• [EXERCISE AIM] In your copy, include every line of the listing below exactly but none of the pictures.

• [AVAILABLE DATA]

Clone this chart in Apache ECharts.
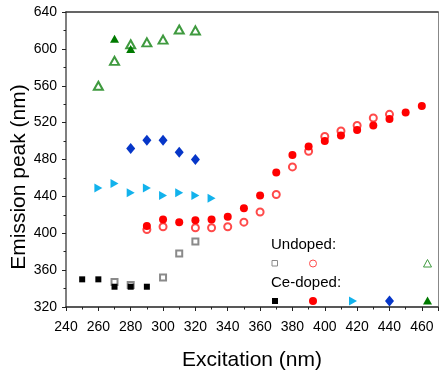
<!DOCTYPE html>
<html>
<head>
<meta charset="utf-8">
<script src="https://cdn.jsdelivr.net/npm/echarts@6/dist/echarts.min.js"></script>
<style>
  html, body { margin: 0; padding: 0; background: #fff; }
  #chart { width: 440px; height: 376px; }
</style>
</head>
<body>
<div id="chart"></div>
<script>
// excitation (nm) -> emission peak (nm)
const undopedSquareX = [270, 280, 300, 310, 320];
const undopedSquareY = [347, 344, 352, 378, 391];
const cedopedSquareX = [250, 260, 270, 280, 290];
const cedopedSquareY = [350, 350, 342, 342, 342];

const undopedCircleX = [290, 300, 320, 330, 340, 350, 360, 370, 380, 390, 400, 410, 420, 430, 440];
const undopedCircleY = [404, 407, 406, 406, 407, 412, 423, 442, 472, 489, 505, 511, 517, 525, 529];
const cedopedCircleX = [290, 300, 310, 320, 330, 340, 350, 360, 370, 380, 390, 400, 410, 420, 430, 440, 450, 460];
const cedopedCircleY = [408, 415, 412, 414, 415, 418, 427, 441, 466, 485, 494, 500, 506, 512, 517, 524, 531, 538];

const cedopedArrowX = [260, 270, 280, 290, 300, 310, 320, 330];
const cedopedArrowY = [449, 454, 444, 449, 441, 444, 441, 438];

const cedopedDiamondX = [280, 290, 300, 310, 320];
const cedopedDiamondY = [492, 501, 501, 488, 480];

const undopedTriangleX = [260, 270, 280, 290, 300, 310, 320];
const undopedTriangleY = [560, 587, 605, 607, 610, 621, 620];
const cedopedTriangleX = [270, 280];
const cedopedTriangleY = [611, 600];

const xTicks = [240, 260, 280, 300, 320, 340, 360, 380, 400, 420, 440, 460];
const yTicks = [320, 360, 400, 440, 480, 520, 560, 600, 640];

const font = 'Arial, "Liberation Sans", sans-serif';

function pairs(xs, ys) {
  return xs.map((x, i) => [x, ys[i]]);
}

function scatter(name, xs, ys, symbol, size, color, extra) {
  return Object.assign({
    name: name,
    type: 'scatter',
    data: pairs(xs, ys),
    symbol: symbol,
    symbolSize: size,
    itemStyle: { color: color, borderColor: color, borderWidth: symbol.indexOf('empty') === 0 ? 1 : 0, opacity: 1 },
    emphasis: { disabled: true },
    silent: true
  }, extra || {});
}

const chart = echarts.init(document.getElementById('chart'));

const option = {
  animation: false,
  grid: { left: 66, right: 2, top: 12, bottom: 61 },
  xAxis: [
    {
      type: 'value',
      min: 240,
      max: 470,
      interval: 20,
      name: 'Excitation (nm)',
      nameLocation: 'middle',
      nameGap: 43,
      nameTextStyle: { fontFamily: font, fontSize: 21, color: '#000' },
      axisLine: { show: true, onZero: false, lineStyle: { color: '#222', width: 1.5 } },
      axisTick: { show: true, inside: false, length: 4, lineStyle: { color: '#222' } },
      minorTick: { show: true, splitNumber: 2, length: 2.5, lineStyle: { color: '#222' } },
      splitLine: { show: false },
      axisLabel: {
        fontFamily: font, fontSize: 14, color: '#000', margin: 13, showMaxLabel: false,
        formatter: v => (xTicks.indexOf(v) >= 0 ? String(v) : '')
      }
    },
    {
      type: 'value',
      position: 'top',
      min: 240,
      max: 470,
      axisLine: { show: true, onZero: false, lineStyle: { color: '#333', width: 1.5 } },
      axisTick: { show: false },
      axisLabel: { show: false },
      splitLine: { show: false }
    }
  ],
  yAxis: [
    {
      type: 'value',
      min: 320,
      max: 640,
      interval: 40,
      axisLine: { show: true, onZero: false, lineStyle: { color: '#555', width: 1.5 } },
      axisTick: { show: true, inside: false, length: 4, lineStyle: { color: '#222' } },
      minorTick: { show: true, splitNumber: 2, length: 2.5, lineStyle: { color: '#222' } },
      splitLine: { show: false },
      axisLabel: {
        fontFamily: font, fontSize: 14, color: '#000', margin: 9,
        formatter: v => (yTicks.indexOf(v) >= 0 ? String(v) : '')
      }
    },
    {
      type: 'value',
      position: 'right',
      min: 320,
      max: 640,
      axisLine: { show: true, onZero: false, lineStyle: { color: '#888', width: 1 } },
      axisTick: { show: false },
      axisLabel: { show: false },
      splitLine: { show: false }
    }
  ],
  series: [
    scatter('Undoped square', undopedSquareX, undopedSquareY, 'emptyRect', 6, '#8a8a8a'),
    scatter('Undoped circle', undopedCircleX, undopedCircleY, 'emptyCircle', 7, '#ff4a4a'),
    scatter('Undoped triangle', undopedTriangleX, undopedTriangleY, 'emptyTriangle', [9, 8], '#3f9a3f'),
    scatter('Ce-doped square', cedopedSquareX, cedopedSquareY, 'rect', 6, '#000000'),
    scatter('Ce-doped circle', cedopedCircleX, cedopedCircleY, 'circle', 8, '#ff0000'),
    scatter('Ce-doped arrow', cedopedArrowX, cedopedArrowY, 'triangle', [9, 8], '#12b2ec', { symbolRotate: -90 }),
    scatter('Ce-doped diamond', cedopedDiamondX, cedopedDiamondY, 'diamond', [9, 11], '#0636c8'),
    scatter('Ce-doped triangle', cedopedTriangleX, cedopedTriangleY, 'triangle', [9, 8], '#007a00')
  ],
  graphic: [
    {
      type: 'text',
      x: 19, y: 177,
      rotation: Math.PI / 2,
      style: {
        text: 'Emission peak (nm)', fontFamily: font, fontSize: 21, fill: '#000',
        align: 'center', verticalAlign: 'middle'
      }
    },
    { type: 'text', x: 271, y: 245, style: { text: 'Undoped:', fontFamily: font, fontSize: 15, fill: '#000', verticalAlign: 'middle' } },
    { type: 'text', x: 271, y: 283, style: { text: 'Ce-doped:', fontFamily: font, fontSize: 15, fill: '#000', verticalAlign: 'middle' } },
    // legend keys, undoped row
    { type: 'rect', shape: { x: 272, y: 260.5, width: 5.5, height: 5.5 }, style: { fill: '#fff', stroke: '#8a8a8a', lineWidth: 1 } },
    { type: 'circle', shape: { cx: 313, cy: 263.5, r: 3.5 }, style: { fill: '#fff', stroke: '#ff4a4a', lineWidth: 1 } },
    { type: 'polygon', shape: { points: [[427.5, 259.5], [431.5, 267], [423.5, 267]] }, style: { fill: '#fff', stroke: '#3f9a3f', lineWidth: 1 } },
    // legend keys, Ce-doped row
    { type: 'rect', shape: { x: 272, y: 298, width: 6, height: 6 }, style: { fill: '#000' } },
    { type: 'circle', shape: { cx: 313, cy: 301, r: 4 }, style: { fill: '#ff0000' } },
    { type: 'polygon', shape: { points: [[349, 296.5], [357, 301], [349, 305.5]] }, style: { fill: '#12b2ec' } },
    { type: 'polygon', shape: { points: [[389.5, 295.5], [394, 301], [389.5, 306.5], [385, 301]] }, style: { fill: '#0636c8' } },
    { type: 'polygon', shape: { points: [[427.5, 296.5], [432, 304.5], [423, 304.5]] }, style: { fill: '#007a00' } }
  ]
};

chart.setOption(option);
</script>
</body>
</html>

• [RESULT]
Clone this chart in Apache ECharts.
<!DOCTYPE html>
<html>
<head>
<meta charset="utf-8">
<script src="https://cdn.jsdelivr.net/npm/echarts@6/dist/echarts.min.js"></script>
<style>
  html, body { margin: 0; padding: 0; background: #fff; }
  #chart { width: 440px; height: 376px; }
</style>
</head>
<body>
<div id="chart"></div>
<script>
// excitation (nm) -> emission peak (nm)
const undopedSquareX = [270, 280, 300, 310, 320];
const undopedSquareY = [347, 344, 352, 378, 391];
const cedopedSquareX = [250, 260, 270, 280, 290];
const cedopedSquareY = [350, 350, 342, 342, 342];

const undopedCircleX = [290, 300, 320, 330, 340, 350, 360, 370, 380, 390, 400, 410, 420, 430, 440];
const undopedCircleY = [404, 407, 406, 406, 407, 412, 423, 442, 472, 489, 505, 511, 517, 525, 529];
const cedopedCircleX = [290, 300, 310, 320, 330, 340, 350, 360, 370, 380, 390, 400, 410, 420, 430, 440, 450, 460];
const cedopedCircleY = [408, 415, 412, 414, 415, 418, 427, 441, 466, 485, 494, 500, 506, 512, 517, 524, 531, 538];

const cedopedArrowX = [260, 270, 280, 290, 300, 310, 320, 330];
const cedopedArrowY = [449, 454, 444, 449, 441, 444, 441, 438];

const cedopedDiamondX = [280, 290, 300, 310, 320];
const cedopedDiamondY = [492, 501, 501, 488, 480];

const undopedTriangleX = [260, 270, 280, 290, 300, 310, 320];
const undopedTriangleY = [560, 587, 605, 607, 610, 621, 620];
const cedopedTriangleX = [270, 280];
const cedopedTriangleY = [611, 600];

const xTicks = [240, 260, 280, 300, 320, 340, 360, 380, 400, 420, 440, 460];
const yTicks = [320, 360, 400, 440, 480, 520, 560, 600, 640];

const font = 'Arial, "Liberation Sans", sans-serif';

function pairs(xs, ys) {
  return xs.map((x, i) => [x, ys[i]]);
}

function scatter(name, xs, ys, symbol, size, color, extra) {
  return Object.assign({
    name: name,
    type: 'scatter',
    data: pairs(xs, ys),
    symbol: symbol,
    symbolSize: size,
    itemStyle: { color: color, borderColor: color, borderWidth: symbol.indexOf('empty') === 0 ? 1 : 0, opacity: 1 },
    emphasis: { disabled: true },
    silent: true
  }, extra || {});
}

const chart = echarts.init(document.getElementById('chart'));

const option = {
  animation: false,
  grid: { left: 66, right: 2, top: 12, bottom: 61 },
  xAxis: [
    {
      type: 'value',
      min: 240,
      max: 470,
      interval: 20,
      name: 'Excitation (nm)',
      nameLocation: 'middle',
      nameGap: 43,
      nameTextStyle: { fontFamily: font, fontSize: 21, color: '#000' },
      axisLine: { show: true, onZero: false, lineStyle: { color: '#222', width: 1.5 } },
      axisTick: { show: true, inside: false, length: 4, lineStyle: { color: '#222' } },
      minorTick: { show: true, splitNumber: 2, length: 2.5, lineStyle: { color: '#222' } },
      splitLine: { show: false },
      axisLabel: {
        fontFamily: font, fontSize: 14, color: '#000', margin: 13, showMaxLabel: false,
        formatter: v => (xTicks.indexOf(v) >= 0 ? String(v) : '')
      }
    },
    {
      type: 'value',
      position: 'top',
      min: 240,
      max: 470,
      axisLine: { show: true, onZero: false, lineStyle: { color: '#333', width: 1.5 } },
      axisTick: { show: false },
      axisLabel: { show: false },
      splitLine: { show: false }
    }
  ],
  yAxis: [
    {
      type: 'value',
      min: 320,
      max: 640,
      interval: 40,
      axisLine: { show: true, onZero: false, lineStyle: { color: '#555', width: 1.5 } },
      axisTick: { show: true, inside: false, length: 4, lineStyle: { color: '#222' } },
      minorTick: { show: true, splitNumber: 2, length: 2.5, lineStyle: { color: '#222' } },
      splitLine: { show: false },
      axisLabel: {
        fontFamily: font, fontSize: 14, color: '#000', margin: 9,
        formatter: v => (yTicks.indexOf(v) >= 0 ? String(v) : '')
      }
    },
    {
      type: 'value',
      position: 'right',
      min: 320,
      max: 640,
      axisLine: { show: true, onZero: false, lineStyle: { color: '#888', width: 1 } },
      axisTick: { show: false },
      axisLabel: { show: false },
      splitLine: { show: false }
    }
  ],
  series: [
    scatter('Undoped square', undopedSquareX, undopedSquareY, 'emptyRect', 6, '#8a8a8a'),
    scatter('Undoped circle', undopedCircleX, undopedCircleY, 'emptyCircle', 7, '#ff4a4a'),
    scatter('Undoped triangle', undopedTriangleX, undopedTriangleY, 'emptyTriangle', [9, 8], '#3f9a3f'),
    scatter('Ce-doped square', cedopedSquareX, cedopedSquareY, 'rect', 6, '#000000'),
    scatter('Ce-doped circle', cedopedCircleX, cedopedCircleY, 'circle', 8, '#ff0000'),
    scatter('Ce-doped arrow', cedopedArrowX, cedopedArrowY, 'triangle', [9, 8], '#12b2ec', { symbolRotate: -90 }),
    scatter('Ce-doped diamond', cedopedDiamondX, cedopedDiamondY, 'diamond', [9, 11], '#0636c8'),
    scatter('Ce-doped triangle', cedopedTriangleX, cedopedTriangleY, 'triangle', [9, 8], '#007a00')
  ],
  graphic: [
    {
      type: 'text',
      x: 19, y: 177,
      rotation: Math.PI / 2,
      style: {
        text: 'Emission peak (nm)', fontFamily: font, fontSize: 21, fill: '#000',
        align: 'center', verticalAlign: 'middle'
      }
    },
    { type: 'text', x: 271, y: 245, style: { text: 'Undoped:', fontFamily: font, fontSize: 15, fill: '#000', verticalAlign: 'middle' } },
    { type: 'text', x: 271, y: 283, style: { text: 'Ce-doped:', fontFamily: font, fontSize: 15, fill: '#000', verticalAlign: 'middle' } },
    // legend keys, undoped row
    { type: 'rect', shape: { x: 272, y: 260.5, width: 5.5, height: 5.5 }, style: { fill: '#fff', stroke: '#8a8a8a', lineWidth: 1 } },
    { type: 'circle', shape: { cx: 313, cy: 263.5, r: 3.5 }, style: { fill: '#fff', stroke: '#ff4a4a', lineWidth: 1 } },
    { type: 'polygon', shape: { points: [[427.5, 259.5], [431.5, 267], [423.5, 267]] }, style: { fill: '#fff', stroke: '#3f9a3f', lineWidth: 1 } },
    // legend keys, Ce-doped row
    { type: 'rect', shape: { x: 272, y: 298, width: 6, height: 6 }, style: { fill: '#000' } },
    { type: 'circle', shape: { cx: 313, cy: 301, r: 4 }, style: { fill: '#ff0000' } },
    { type: 'polygon', shape: { points: [[349, 296.5], [357, 301], [349, 305.5]] }, style: { fill: '#12b2ec' } },
    { type: 'polygon', shape: { points: [[389.5, 295.5], [394, 301], [389.5, 306.5], [385, 301]] }, style: { fill: '#0636c8' } },
    { type: 'polygon', shape: { points: [[427.5, 296.5], [432, 304.5], [423, 304.5]] }, style: { fill: '#007a00' } }
  ]
};

chart.setOption(option);
</script>
</body>
</html>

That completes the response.